Days after it was criticised for backtracking on its election promise to bring back black money stashed abroad, the Modi government on Monday named seven persons and a company facing prosecution for keeping illegal wealth in foreign banks.
The much-awaited list did not include names of any politician, but more disclosures are possible if the government finds evidence of illegality in any of the nearly 800 accounts whose details were handed over to it by French and German authorities.
Those named in a government affidavit are Pradip Burman of the Dabur group, Rajkot-based bullion trader Pankaj Chimanlal Lodhya and directors of Goa-based mining company Timblo Private Limited — Radha Satish Timblo, Chetan S Timblo, Rohan S Timblo, Anna C Timblo and Mallika R Timblo. Timblo Private Limited, a firm identified by Association for Democratic Reforms as a donor to both the BJP and the Congress, was also named.
Dabur said that Pradip Burman’s account was opened when he was a non-resident Indian, Lodhya denied having a foreign bank account, and Radha Timblo said she needed to study the affidavit before reacting.
“The intention of the present government is clear and unambiguous. The government is keen to unearth black money held abroad and for that purpose it will use all diplomatic and legal means and also all investigative agencies to obtain information that can assist in such unearthing,” the Centre said in the affidavit.

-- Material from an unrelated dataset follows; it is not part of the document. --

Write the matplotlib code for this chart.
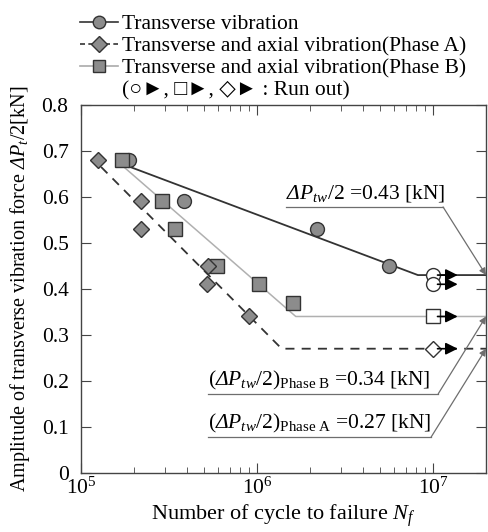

Read: BJP calls black money affidavit historic, Cong claims blackmail
The Congress asked the Modi administration to refrain from “political titillation and playing games”, calling for disclosure of names of all those who had illicit money abroad.
Monday’s affidavit was filed by the income tax (I-T) department in response to a public interest petition filed by former law minister Ram Jethmalani in 2009 seeking that the government take action to bring back India’s black money, estimated by some at nearly $500 billion.
Read: Govt trying to protect politicians, businessmen, says Ram Jethmalani
A special bench headed by Chief Justice of India HL Dattu will hear the black money case on Tuesday. The government is seeking that the court modify an earlier order insisting that all names be revealed; its view is that names should be disclosed only after prosecution is launched against the tax evaders.
The affidavit said that the prosecution against Burman began after the government received information against him from French authorities. It was silent on the sources of information on the others.
The government also informed the court that Switzerland had assured its cooperation, including reaching a treaty on automatic exchange of information with India. It said Swiss authorities had agreed to assist India in obtaining confirmation of genuineness of bank documents.
HT had on last Wednesday reported the Centre was likely to tell the apex court names of people against whom strong evidence exists of stashing away black money in Swiss banks.
Prime Minister Narendra Modi's government is moving fast to repatriate hundreds of billions of dollars in slush funds or black money stashed abroad, as part of a wider clampdown on corruption that he promised during his election campaign.
The government is building pressure particularly on Switzerland, seeking details of Indians who have parked unaccounted for money in the Alpine country's highly secretive banks. It has quickly implemented a Supreme Court directive to set up a high-powered special investigation team, headed by retired judge MB Shah, to look into the issue.
Black money arises mainly from incomes not disclosed to the government usually to avoid taxation, and, sometimes, because of its criminal links. About a third of India's black money transactions are believed to be in real estate, followed by manufacturing and shopping for gold and consumer goods.
According to PTI, the Union government told the apex court that Switzerland had indicated willingness to provide information on black money in cases probed by the income tax department.
Information received from foreign countries will be disclosed in all cases where tax evasion is established, the government said.
Even though the government pointed out that it had no intention to withhold names of people who have stashed black money, it also said such names could not be disclosed unless there was prima facie evidence of wrongdoing.
The Centre also noted that every foreign account held by an Indian may not be illegal.
Earlier, the Bharatiya Janata Party (BJP) government had told the Supreme Court that it could not disclose the names of those who have deposited money in banks abroad as this would jeopardise tax agreements with nations providing those names to India.
There were murmurs of protest within the ruling BJP that not disclosing names would hurt the party's image after it had made bringing back black money, a key issue in a general election that it won by a landslide. The Centre's stand also drew a strong response from the Congress, which accused it of hypocrisy.
Turning the tables on the Congress, finance minister Arun Jaitley had recently said the disclosing of names of people holding black money accounts will embarrass the opposition party.
The previous UPA government had submitted the names of 18 persons who had illegally stashed away money in Liechtenstein to the Supreme Court.
It had come under flak after it opposed the Supreme Court’s direction to set-up a special investigation team (SIT) and its review petition against the court’s verdict was dismissed. The SIT was finally set up by the Modi government within days of its taking over at the Centre.